Autor nie miał, inaczej niż wielu innych przybyszów z 1968, ale i wcześniejszych albo późniejszych fal emigranckich napływów, kłopotów z zaakceptowaniem nowego miejsca. Erec Jisrael był jego ziemią, nie tyle świętą, na co wskazuje nazwa, ile po prostu własną, tą, z którą się można wiązać, przypisać, utożsamiać. Nie mnie oceniać, czy wykazał się nadgorliwością, próbując nie tylko zanurzyć się w języku (podkreśla „cudowną urodę hebrajskiego”), testując kibuce, biorąc aktywny udział w działaniach różnych organizacji społecznych i pozarządowych, jak nazwano by je dzisiaj, a nawet i wywrotowych (w ówczesnej opinii).
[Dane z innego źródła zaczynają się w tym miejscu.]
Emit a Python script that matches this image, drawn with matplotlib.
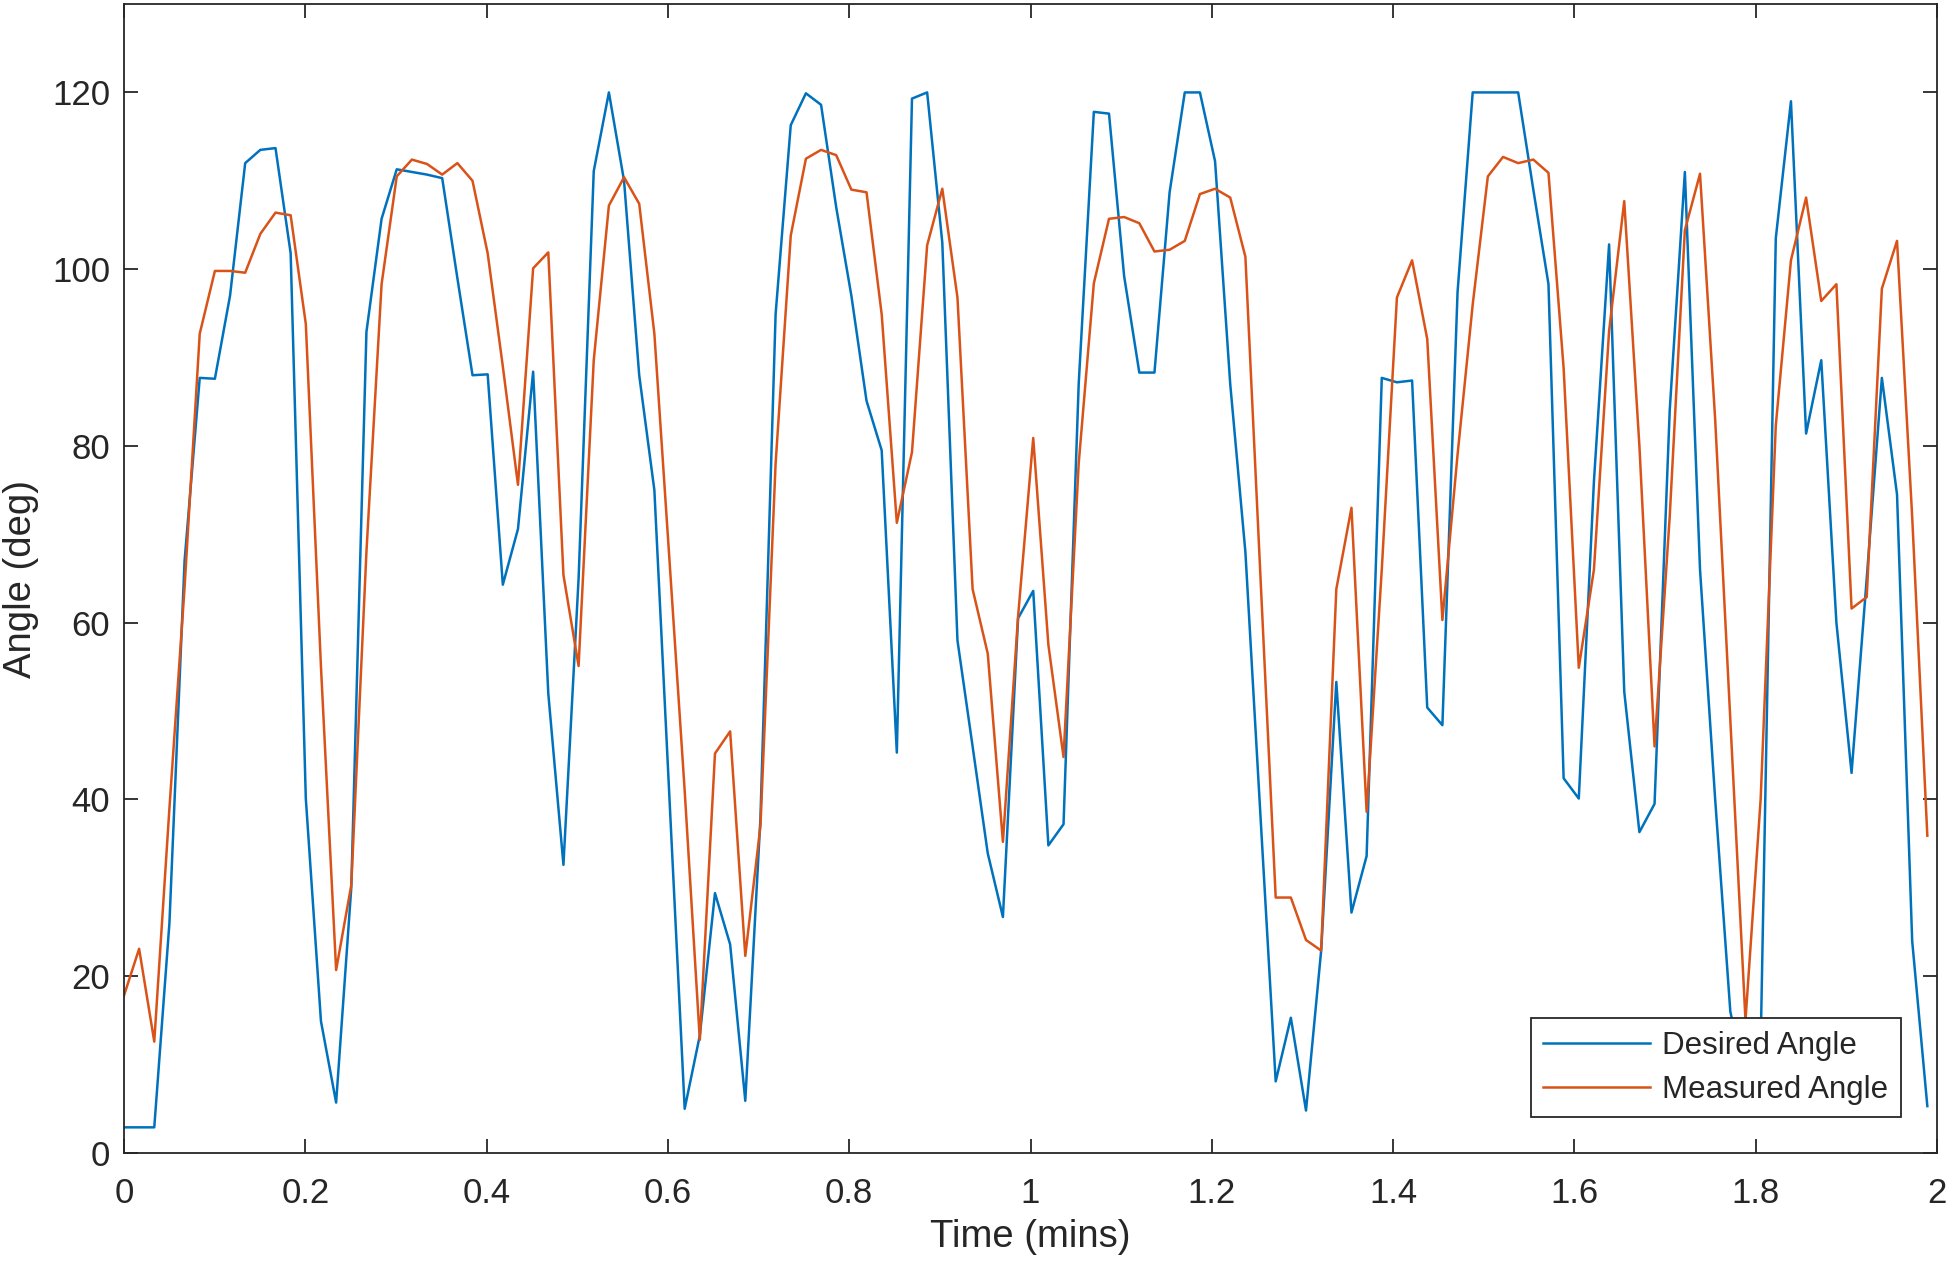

Przedstawiając też to półwiecze, stara się wytłumaczyć, zrozumieć i przedstawić Izrael. „W samej naturze Izraela jest coś, co nie poddaje się konformizmowi, jakiś pęd do ekstremalności”, pisze. Ale potem znajduję uwagę głęboką i ważką: „Istota doświadczenia żydowskiego zawsze leżała w diasporze”. Bo naród bez ziemi łączy się w słowie: „Słowo trwa na wieki, ponieważ nazywa materię i czyni wyobraźnię wolną”.
To nie była książka pisana dla czytelnika polskiego – autor od lat mieszka i pracuje we Włoszech, obcość oryginalnego odbiorcy, pewne zgrzyty są wyczuwalne. W sumie wychodzi to na plus; temat przynależności narodowej nie jest łatwy – można walić wprost, wypominając urazy, można dotykać go w rękawiczkach. Goldkorn znalazł własny sposób: pisze o sobie, swoich doświadczeniach i przemyśleniach, umiejscawiając je w czasie. Pozwala mu to pokazać wydłużony okres dojrzewania – do akceptacji Izraela jako ojczyzny, Polski jako kraju pochodzenia, członkostwa w obejmującej świat diasporze. „Polska jest zawsze w tle”, pisze o książce Anna Bikont. Mam jednak wrażenie, że to pusty frazes, Goldkorn Polskę plasuje – bez specjalnego wyróżniania – w rzędzie męczących go upiorów historii. Paskudne tło, nie ukrywajmy.